== What is required ==
Copy out each line exactly as it appears.

== Stored data ==
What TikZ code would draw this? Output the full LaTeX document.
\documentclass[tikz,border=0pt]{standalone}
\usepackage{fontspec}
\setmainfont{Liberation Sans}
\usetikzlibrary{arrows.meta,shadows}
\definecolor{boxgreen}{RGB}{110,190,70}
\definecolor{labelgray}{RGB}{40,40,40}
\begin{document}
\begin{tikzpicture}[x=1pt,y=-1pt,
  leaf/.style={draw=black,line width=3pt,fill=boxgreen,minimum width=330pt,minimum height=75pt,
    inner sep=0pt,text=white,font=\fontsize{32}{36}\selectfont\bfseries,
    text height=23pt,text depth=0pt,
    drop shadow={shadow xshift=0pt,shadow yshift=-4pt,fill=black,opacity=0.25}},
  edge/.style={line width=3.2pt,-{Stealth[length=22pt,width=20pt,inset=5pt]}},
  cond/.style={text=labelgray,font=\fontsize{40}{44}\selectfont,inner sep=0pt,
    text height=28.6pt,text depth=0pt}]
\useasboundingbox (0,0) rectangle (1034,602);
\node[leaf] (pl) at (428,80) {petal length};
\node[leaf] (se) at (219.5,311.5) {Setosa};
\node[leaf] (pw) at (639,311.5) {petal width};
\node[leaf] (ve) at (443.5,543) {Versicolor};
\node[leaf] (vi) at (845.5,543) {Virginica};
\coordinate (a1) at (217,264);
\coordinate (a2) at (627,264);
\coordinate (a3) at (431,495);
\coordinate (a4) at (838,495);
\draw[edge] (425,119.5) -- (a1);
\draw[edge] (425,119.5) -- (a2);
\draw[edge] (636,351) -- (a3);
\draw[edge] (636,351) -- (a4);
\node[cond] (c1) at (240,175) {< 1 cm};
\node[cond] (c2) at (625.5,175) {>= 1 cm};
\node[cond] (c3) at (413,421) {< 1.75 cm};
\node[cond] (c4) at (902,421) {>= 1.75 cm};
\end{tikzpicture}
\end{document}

== Answer ==
What TikZ code would draw this? Output the full LaTeX document.
\documentclass[tikz,border=0pt]{standalone}
\usepackage{fontspec}
\setmainfont{Liberation Sans}
\usetikzlibrary{arrows.meta,shadows}
\definecolor{boxgreen}{RGB}{110,190,70}
\definecolor{labelgray}{RGB}{40,40,40}
\begin{document}
\begin{tikzpicture}[x=1pt,y=-1pt,
  leaf/.style={draw=black,line width=3pt,fill=boxgreen,minimum width=330pt,minimum height=75pt,
    inner sep=0pt,text=white,font=\fontsize{32}{36}\selectfont\bfseries,
    text height=23pt,text depth=0pt,
    drop shadow={shadow xshift=0pt,shadow yshift=-4pt,fill=black,opacity=0.25}},
  edge/.style={line width=3.2pt,-{Stealth[length=22pt,width=20pt,inset=5pt]}},
  cond/.style={text=labelgray,font=\fontsize{40}{44}\selectfont,inner sep=0pt,
    text height=28.6pt,text depth=0pt}]
\useasboundingbox (0,0) rectangle (1034,602);
\node[leaf] (pl) at (428,80) {petal length};
\node[leaf] (se) at (219.5,311.5) {Setosa};
\node[leaf] (pw) at (639,311.5) {petal width};
\node[leaf] (ve) at (443.5,543) {Versicolor};
\node[leaf] (vi) at (845.5,543) {Virginica};
\coordinate (a1) at (217,264);
\coordinate (a2) at (627,264);
\coordinate (a3) at (431,495);
\coordinate (a4) at (838,495);
\draw[edge] (425,119.5) -- (a1);
\draw[edge] (425,119.5) -- (a2);
\draw[edge] (636,351) -- (a3);
\draw[edge] (636,351) -- (a4);
\node[cond] (c1) at (240,175) {< 1 cm};
\node[cond] (c2) at (625.5,175) {>= 1 cm};
\node[cond] (c3) at (413,421) {< 1.75 cm};
\node[cond] (c4) at (902,421) {>= 1.75 cm};
\end{tikzpicture}
\end{document}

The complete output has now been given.